|Bob Harrison by Alex Service |
A local-born loose forward, Bob Harrison had a relatively short career at St.Helens, as a result of picking up an injury in a Testimonial match for St.Helens Recs forward Frank Bowen. Yet he was able to take part in what was truly a golden age of football at Knowsley Road. It was the Saints Team of All the Talents, with the likes of Les Fairclough and Alf Ellaby who looked more than capable of picking up major honours in the 1929-30 season. Yet for a variety of reasons, the bumper harvest of trophies never materialised, with defeat against an unfancied Widnes side in the club’s first-ever Wembley appearance. It was not only the last match for loose forward Bob Harrison, but for full-back Charlie Crooks and front-rower Bill Clarey. Bob, known universally by the nickname ‘Slosher’ was a strong, mobile back-rower, who could certainly cope with the demands of top class football. Ironically, he had two spells at Knowsley Road, the first being in August 1925, although he was struck off the Players Register the following February and he later re-signed for the club.

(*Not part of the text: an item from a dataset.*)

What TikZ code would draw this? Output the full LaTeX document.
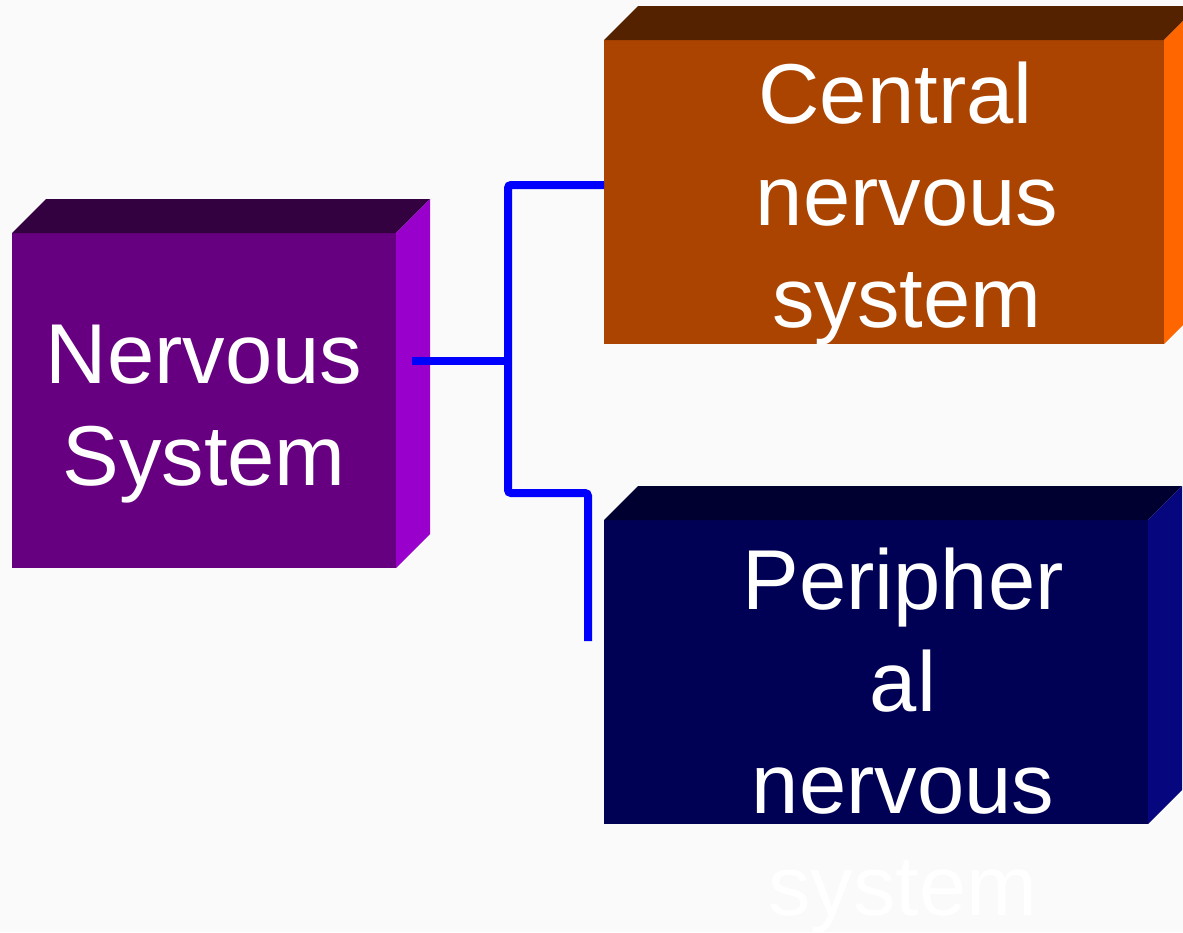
\documentclass[tikz,border=0pt]{standalone}
\usepackage{fontspec}
\setmainfont{Liberation Sans}

\definecolor{paper}{HTML}{FAFAFA}
\definecolor{nsFront}{HTML}{660080}
\definecolor{nsTop}{HTML}{330040}
\definecolor{nsSide}{HTML}{9900CC}
\definecolor{cnsFront}{HTML}{AA4400}
\definecolor{cnsTop}{HTML}{552200}
\definecolor{cnsSide}{HTML}{FF6600}
\definecolor{pnsFront}{HTML}{000055}
\definecolor{pnsTop}{HTML}{000030}
\definecolor{pnsSide}{HTML}{06067F}

\begin{document}
\begin{tikzpicture}[
    x=1pt, y=-1pt,
    font=\fontsize{85}{102}\selectfont,
    face/.style ={inner sep=0pt, outer sep=0pt},
    lbl/.style  ={text=white, align=center, anchor=base, inner sep=0pt},
    link/.style ={draw=blue, line width=8pt, rounded corners=3pt}
  ]

  \path[use as bounding box, fill=paper] (0,0) rectangle (1183,932);
  \clip (0,0) rectangle (1183,932);

  % --- front faces ---------------------------------------------------------
  \node[face, fill=nsFront,  minimum width=384, minimum height=335] (ns)  at (204,400.5) {};
  \node[face, fill=cnsFront, minimum width=560, minimum height=304] (cns) at (884,192) {};
  \node[face, fill=pnsFront, minimum width=544, minimum height=304] (pns) at (876,672) {};

  % --- top and side faces --------------------------------------------------
  \foreach \b/\t/\s in {ns/nsTop/nsSide, cns/cnsTop/cnsSide, pns/pnsTop/pnsSide} {
    \fill[\t] (\b.north west) -- ++(34,-34) -- ([shift={(34,-34)}]\b.north east)
      -- (\b.north east) -- cycle;
    \fill[\s] (\b.north east) -- ++(34,-34) -- ([shift={(34,-34)}]\b.south east)
      -- (\b.south east) -- cycle;
  }

  % --- labels (base = last line) -------------------------------------------
  \node[lbl] (nsTxt)  at (204,485) {Nervous\\System};
  \node[lbl] (cnsTxt) at (907,327) {Central\kern23pt\\nervous\\system};
  \node[lbl] (pnsTxt) at (903,915) {Peripher\\al\\nervous\\system};

  % --- connectors ----------------------------------------------------------
  \coordinate (nsOut)  at (412,361);
  \coordinate (split)  at (508,361);
  \coordinate (knee)   at (508,493);
  \coordinate (pnsEnd) at (588,641);

  \draw[link] (nsOut) -- (split);
  \draw[link] ([yshift=7pt]cns.west) -| (knee) -| (pnsEnd);

\end{tikzpicture}
\end{document}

Bob made his debut in the last match of the 1927-28 season away against Rochdale Hornets. The Saints lost 5-15 on the day, but Bob was to continue to make appearances in the First Team thereafter. Yet the 1929-30 campaign saw his most concentrated run of selection and he took part in the famous defeat of Wigan in the Challenge Cup semi-final replay which ended in a 22-10 triumph and took the Saints to Wembley. April in particular was a gruelling month for Bob and the team, with no less than 11 matches in four weeks. No wonder they were exhausted physically and mentally before Wembley. Bob carried the legacy of his bad knee injury until he died in 1979 aged 75.